I am asking for an explicit example of a function (perhaps a polynomial) that is known to take on infinitely many squarefree values with the correct density. This is trivial if $f(x) = x$, and it is known that all polynomials $f(x) \in \mathbb{Z}[x]$ satisfying basic non-degeneracy conditions and of degree 2 or 3 take on infinitely many squarefree values. It is conjectured to hold for all $f(x) \in \mathbb{Z}[x]$ satisfying non-degeneracy conditions (that is, the content of $f$ should be square-free, and that for all primes $p$, there exist $n \in \mathbb{Z}$ such that $f(n)$ is not divisible by $p^2$), and this conjecture was proved to be true by Granville if one assumes the abc conjecture.

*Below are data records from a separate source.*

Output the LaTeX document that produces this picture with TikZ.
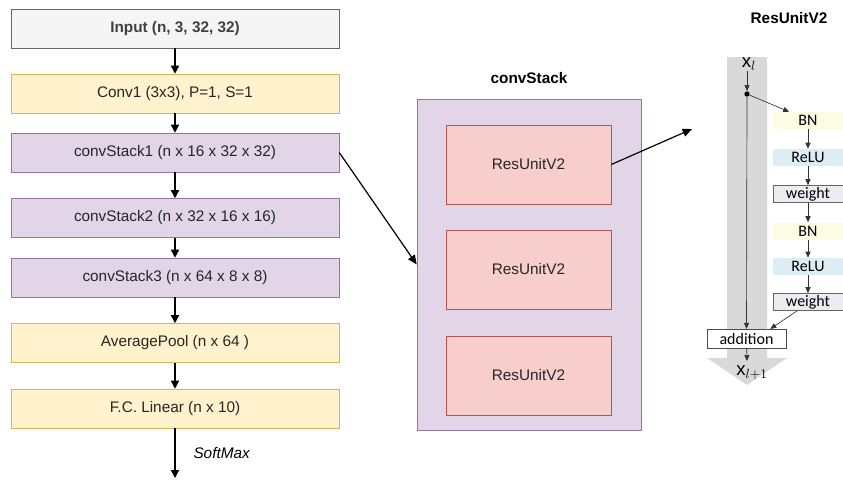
\documentclass[tikz,border=0pt]{standalone}
\usepackage{fontspec}
\setmainfont{Liberation Sans}
\newfontfamily\unitfont{Carlito}
\usetikzlibrary{arrows.meta}

\definecolor{inputfill}{HTML}{F5F5F5}
\definecolor{inputline}{HTML}{666666}
\definecolor{yellowfill}{HTML}{FFF2CC}
\definecolor{yellowline}{HTML}{D6B656}
\definecolor{purplefill}{HTML}{E1D5E7}
\definecolor{purpleline}{HTML}{9673A6}
\definecolor{redfill}{HTML}{F8CECC}
\definecolor{redline}{HTML}{B85450}
\definecolor{bnfill}{HTML}{FDFCE3}
\definecolor{relufill}{HTML}{DCEEF4}
\definecolor{weightfill}{HTML}{EEEBF3}
\definecolor{bandgray}{HTML}{D9D9D9}

\begin{document}
\begin{tikzpicture}[x=0.75pt, y=-0.75pt,
    layer/.style={draw, minimum width=246pt, minimum height=29.25pt, inner sep=0pt, text=black!85, font=\fontsize{11.5}{13}\selectfont},
    inputbox/.style={layer, fill=inputfill, draw=inputline, text=black!75, font=\fontsize{11.5}{13}\selectfont\bfseries},
    convbox/.style={layer, fill=yellowfill, draw=yellowline},
    stackbox/.style={layer, fill=purplefill, draw=purpleline},
    resbox/.style={draw=redline, fill=redfill, minimum width=123.75pt, minimum height=59.25pt, inner sep=0pt, text=black!85, font=\fontsize{11.5}{13}\selectfont},
    unitbox/.style={minimum width=52.5pt, minimum height=12.75pt, inner sep=0pt, font=\unitfont\fontsize{12}{14}\selectfont},
    title/.style={font=\fontsize{11.5}{13}\selectfont\bfseries},
    flow/.style={-{Triangle[length=6pt,width=6pt]}, line width=1.1pt},
    link/.style={-{Triangle[length=7pt,width=6pt]}, line width=0.9pt},
    thinflow/.style={-{Triangle[length=4.5pt,width=3.8pt]}, line width=0.5pt, black!80}]
    \useasboundingbox (0,0) rectangle (843,479);

    \node (input) [inputbox] at (175,28.5) {Input (n, 3, 32, 32)};
    \node (conv1) [convbox] at (175,93.5) {Conv1 (3x3), P=1, S=1};
    \node (cs1) [stackbox] at (175,152.5) {convStack1 (n x 16 x 32 x 32)};
    \node (cs2) [stackbox] at (175,218) {convStack2 (n x 32 x 16 x 16)};
    \node (cs3) [stackbox] at (175,277.5) {convStack3 (n x 64 x 8 x 8)};
    \node (pool) [convbox] at (175,343) {AveragePool (n x 64 )};
    \node (fc) [convbox] at (175,408.5) {F.C. Linear (n x 10)};
    \coordinate (out) at (175,478);

    \draw [flow] (input) -- (conv1);
    \draw [flow] (conv1) -- (cs1);
    \draw [flow] (cs1) -- (cs2);
    \draw [flow] (cs2) -- (cs3);
    \draw [flow] (cs3) -- (pool);
    \draw [flow] (pool) -- (fc);
    \draw [flow] (fc) -- node[right, xshift=10pt, font=\fontsize{11.5}{13}\selectfont\itshape] {SoftMax} (out);

    \node (stacktitle) [title] at (529,78) {convStack};
    \node (stack) [draw=purpleline, fill=purplefill, minimum width=168pt, minimum height=248.25pt] at (529,264.5) {};
    \node (res1) [resbox] at (528.5,164.5) {ResUnitV2};
    \node (res2) [resbox] at (528.5,269.5) {ResUnitV2};
    \node (res3) [resbox] at (528.5,375.5) {ResUnitV2};
    \coordinate (unitin) at (692,129);

    \draw [link] (cs1.east) -- (stack.west);
    \draw [link] (res1.east) -- (unitin);

    \node (unittitle) [title] at (789,18) {ResUnitV2};
    \fill [bandgray] (727,57) -- (767,57) -- (767,358) -- (787,358) -- (747,385) -- (707,358) -- (727,358) -- cycle;
    \node (xl) [inner sep=0pt, font=\fontsize{14}{16}\selectfont] at (749,64) {$\mathrm{x}_{l}$};
    \node (split) [circle, fill=black, inner sep=0pt, minimum size=4pt] at (747,94) {};
    \node (bn1) [unitbox, fill=bnfill] at (808,120.5) {BN};
    \node (relu1) [unitbox, fill=relufill] at (808,157.5) {ReLU};
    \node (w1) [unitbox, fill=weightfill, draw=black!60] at (808,194) {weight};
    \node (bn2) [unitbox, fill=bnfill] at (808,231) {BN};
    \node (relu2) [unitbox, fill=relufill] at (808,266.5) {ReLU};
    \node (w2) [unitbox, fill=weightfill, draw=black!60] at (808,302) {weight};
    \node (add) [unitbox, fill=white, draw=black!70, minimum width=59.25pt, minimum height=14pt] at (746.5,338.5) {addition};
    \node (xl1) [inner sep=0pt, font=\fontsize{14}{16}\selectfont] at (752,373) {$\mathrm{x}_{l+1}$};
    \coordinate (addout) at (747,361);

    \draw [thinflow] (xl.south -| split) -- (split);
    \draw [thinflow] (split) -- (add);
    \draw [thinflow] (split) -- (bn1.155);
    \draw [thinflow] (bn1) -- (relu1);
    \draw [thinflow] (relu1) -- (w1);
    \draw [thinflow] (w1) -- (bn2);
    \draw [thinflow] (bn2) -- (relu2);
    \draw [thinflow] (relu2) -- (w2);
    \draw [thinflow] (w2.219) -- (add.22);
    \draw [thinflow] (add) -- (addout);
\end{tikzpicture}
\end{document}
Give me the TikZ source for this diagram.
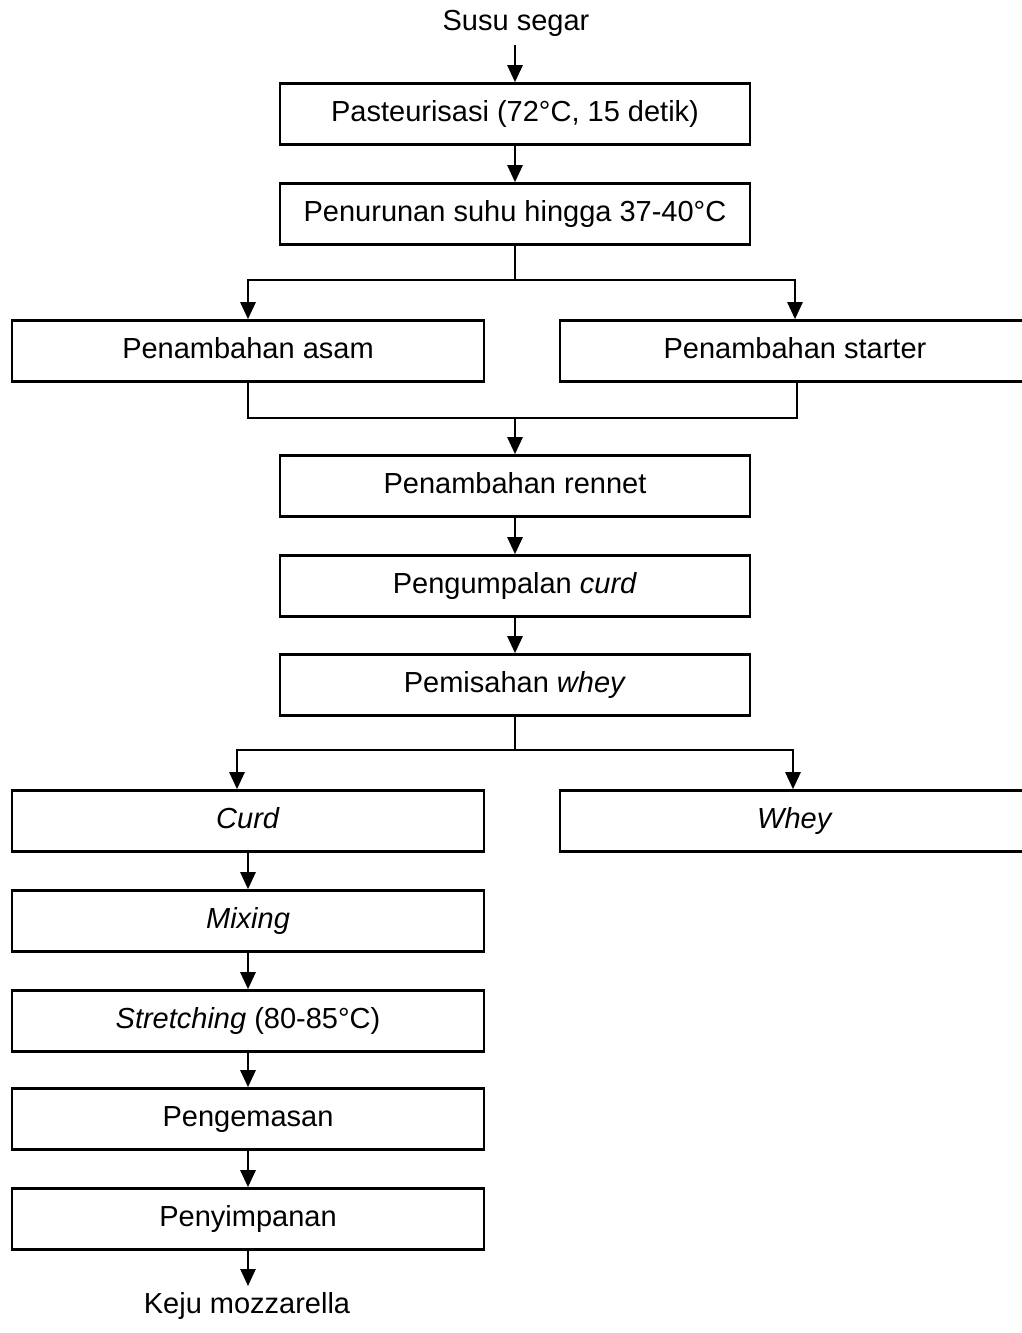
\documentclass[tikz,border=0pt]{standalone}
\usepackage{fontspec}
\setmainfont{Liberation Sans}
\usetikzlibrary{arrows.meta}
\begin{document}
\begin{tikzpicture}[x=1pt,y=-1pt,
  box/.style={draw,line width=2.6pt,minimum width=470pt,minimum height=61pt,inner sep=0pt,text height=21pt,text depth=6pt,font=\fontsize{29}{34}\selectfont},
  lbl/.style={inner sep=0pt,text height=21pt,text depth=6pt,font=\fontsize{29}{34}\selectfont},
  conn/.style={line width=2.6pt},
  arr/.style={line width=2.6pt,-{Triangle[length=17pt,width=15pt]}}]
\useasboundingbox (0,0) rectangle (1022,1333);
\node[lbl] (src) at (516,23) {Susu segar};
\node[box] (past) at (515,114) {Pasteurisasi (72°C, 15 detik)};
\node[box] (turun) at (515,214) {Penurunan suhu hingga 37-40°C};
\node[box,minimum width=472pt] (asam) at (248,351) {Penambahan asam};
\node[box] (starter) at (795,351) {Penambahan starter};
\node[box] (rennet) at (515,486) {Penambahan rennet};
\node[box] (kumpul) at (515,586) {Pengumpalan \textit{curd}};
\node[box] (pisah) at (515,685) {Pemisahan \textit{whey}};
\node[box,minimum width=472pt] (curd) at (248,821) {\textit{Curd}};
\node[box] (whey) at (795,821) {\textit{Whey}};
\node[box,minimum width=472pt] (mix) at (248,921) {\textit{Mixing}};
\node[box,minimum width=472pt] (stretch) at (248,1021) {\textit{Stretching} (80-85°C)};
\node[box,minimum width=472pt] (kemas) at (248,1119) {Pengemasan};
\node[box,minimum width=472pt] (simpan) at (248,1219) {Penyimpanan};
\node[lbl] (keju) at (247,1306) {Keju mozzarella};

\coordinate (srcend) at (515,45);
\draw[arr] (srcend) -- (past.north);
\draw[arr] (past.south) -- (turun.north);
\coordinate (split1) at (515,280);
\draw[conn] (turun.south) -- (split1);
\draw[arr] (split1) -| (asam.north);
\draw[arr] (split1) -| (starter.north);
\coordinate (m1) at (248,418);
\coordinate (m2) at (797,418);
\coordinate (m0) at (515,418);
\draw[conn] (asam.south) -- (m1) -- (m2) -- ([xshift=2pt]starter.south);
\draw[arr] (m0) -- (rennet.north);
\draw[arr] (rennet.south) -- (kumpul.north);
\draw[arr] (kumpul.south) -- (pisah.north);
\coordinate (split2) at (515,750);
\draw[conn] (pisah.south) -- (split2);
\draw[arr] (split2) -| ([xshift=-11pt]curd.north);
\draw[arr] (split2) -| ([xshift=-2pt]whey.north);
\draw[arr] (curd.south) -- (mix.north);
\draw[arr] (mix.south) -- (stretch.north);
\draw[arr] (stretch.south) -- (kemas.north);
\draw[arr] (kemas.south) -- (simpan.north);
\coordinate (kejutop) at (248,1286);
\draw[arr] (simpan.south) -- (kejutop);
\end{tikzpicture}
\end{document}
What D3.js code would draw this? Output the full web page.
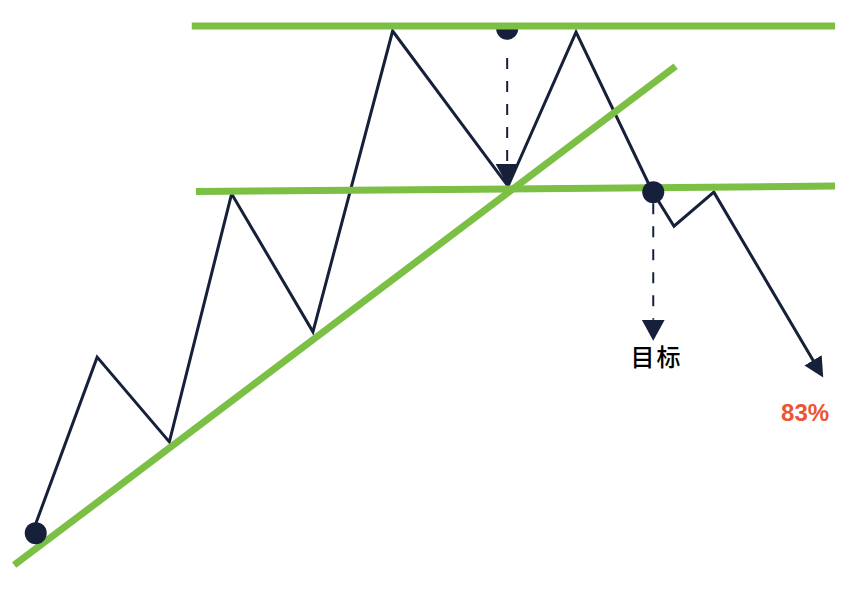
<!DOCTYPE html>
<html>
<head>
<meta charset="utf-8">
<script src="https://cdn.jsdelivr.net/npm/d3@7"></script>
<style>
  html, body { margin: 0; padding: 0; background: #fff; }
</style>
</head>
<body>
<div id="svgcontainer"></div>
<script>
// price path (x = time, y = price)
var priceX = [3.1, 10.5, 19.2, 26.7, 36.5, 46.1, 60.0, 68.2, 77.3, 80.0, 84.8, 97.0];
var priceY = [8.4, 38.7, 23.3, 68.4, 43.3, 98.0, 69.8, 97.8, 69.1, 62.5, 68.7, 37.5];

// green guide lines: [x1, y1, x2, y2]
var resistance = [21.9, 98.9, 99.4, 98.9];
var neckline   = [22.4, 68.8, 99.4, 69.8];
var trendline  = [0.5, 0.9, 80.2, 91.6];

// dashed target arrows: [x, yFrom, yTo]
var targetArrows = [[59.9, 93.1, 73.8], [77.5, 66.7, 45.5]];

// dots
var dotsOver = [[3.1, 6.7], [77.5, 68.7]];
var dotsHalf = [[59.9, 98.4]];

var labels = ["目标", "83%"];
var labelX = [77.9, 95.8];
var labelY = [37.1, 27.1];

var width = 867,
    height = 591;

var navy = "#17203a",
    green = "#7bbf45";

var x = d3.scaleLinear().domain([0, 100]).range([10, 840]);
var y = d3.scaleLinear().domain([0, 100]).range([570, 20]);

var svg = d3.select("#svgcontainer").append("svg")
    .attr("width", width)
    .attr("height", height);

var defs = svg.append("defs");

defs.append("marker")
    .attr("id", "bigHead")
    .attr("markerUnits", "userSpaceOnUse")
    .attr("markerWidth", 22)
    .attr("markerHeight", 22)
    .attr("viewBox", "0 0 22 22")
    .attr("refX", 4)
    .attr("refY", 10)
    .attr("orient", "auto")
  .append("path")
    .attr("d", "M0,0 L20,10 L0,20 Z")
    .attr("fill", navy);

defs.append("marker")
    .attr("id", "dashHead")
    .attr("markerUnits", "userSpaceOnUse")
    .attr("markerWidth", 24)
    .attr("markerHeight", 24)
    .attr("viewBox", "0 0 24 24")
    .attr("refX", 0)
    .attr("refY", 11.5)
    .attr("orient", "auto")
  .append("path")
    .attr("d", "M0,0 L21,11.5 L0,23 Z")
    .attr("fill", navy);

// half dot sits under the resistance line
var halfArc = d3.arc().innerRadius(0).outerRadius(11)
    .startAngle(Math.PI / 2).endAngle(3 * Math.PI / 2);

svg.selectAll(".half")
    .data(dotsHalf)
  .enter().append("path")
    .attr("class", "half")
    .attr("transform", function(d) { return "translate(" + x(d[0]) + "," + y(d[1]) + ")"; })
    .attr("d", halfArc)
    .attr("fill", navy);

// dashed arrows to target
svg.selectAll(".target")
    .data(targetArrows)
  .enter().append("line")
    .attr("class", "target")
    .attr("x1", function(d) { return x(d[0]); })
    .attr("x2", function(d) { return x(d[0]); })
    .attr("y1", function(d) { return y(d[1]); })
    .attr("y2", function(d) { return y(d[2]); })
    .attr("stroke", navy)
    .attr("stroke-width", 2)
    .attr("stroke-dasharray", "11,12")
    .attr("marker-end", "url(#dashHead)");

// price line
var line = d3.line()
    .x(function(d, i) { return x(priceX[i]); })
    .y(function(d) { return y(d); });

svg.append("path")
    .datum(priceY)
    .attr("d", line)
    .attr("fill", "none")
    .attr("stroke", navy)
    .attr("stroke-width", 3)
    .attr("stroke-linejoin", "miter")
    .attr("marker-end", "url(#bigHead)");

// green lines
svg.selectAll(".guide")
    .data([resistance, neckline, trendline])
  .enter().append("line")
    .attr("class", "guide")
    .attr("x1", function(d) { return x(d[0]); })
    .attr("y1", function(d) { return y(d[1]); })
    .attr("x2", function(d) { return x(d[2]); })
    .attr("y2", function(d) { return y(d[3]); })
    .attr("stroke", green)
    .attr("stroke-width", 7);

svg.selectAll(".dot")
    .data(dotsOver)
  .enter().append("circle")
    .attr("class", "dot")
    .attr("cx", function(d) { return x(d[0]); })
    .attr("cy", function(d) { return y(d[1]); })
    .attr("r", 11)
    .attr("fill", navy);

svg.append("text")
    .attr("x", x(labelX[0]))
    .attr("y", y(labelY[0]))
    .attr("text-anchor", "middle")
    .attr("font-family", "'Noto Sans CJK SC', sans-serif")
    .attr("font-size", 24)
    .attr("font-weight", 500)
    .attr("letter-spacing", 2)
    .attr("fill", "#000")
    .text(labels[0]);

svg.append("text")
    .attr("x", x(labelX[1]))
    .attr("y", y(labelY[1]))
    .attr("text-anchor", "middle")
    .attr("font-family", "'Liberation Sans', Arial, sans-serif")
    .attr("font-weight", "bold")
    .attr("font-size", 24)
    .attr("fill", "#ea5532")
    .text(labels[1]);
</script>
</body>
</html>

However, the question of whether $f$ assumes squarefree values with the 'correct' density is not investigated as often, at least to my knowledge. That is, the density of the set $$\displaystyle S = \{n \in \mathbb{Z}: f(n) \text{ is squarefree. }\}$$ over $\mathbb{Z}$. The case of interest would be when the density of $S$ is exactly $6/\pi^2$, which would show that $f$ has no bias towards squarefree values.

Are there any arithmetic function where this statement is known to be true, other than obvious ones like $f(x) = x$?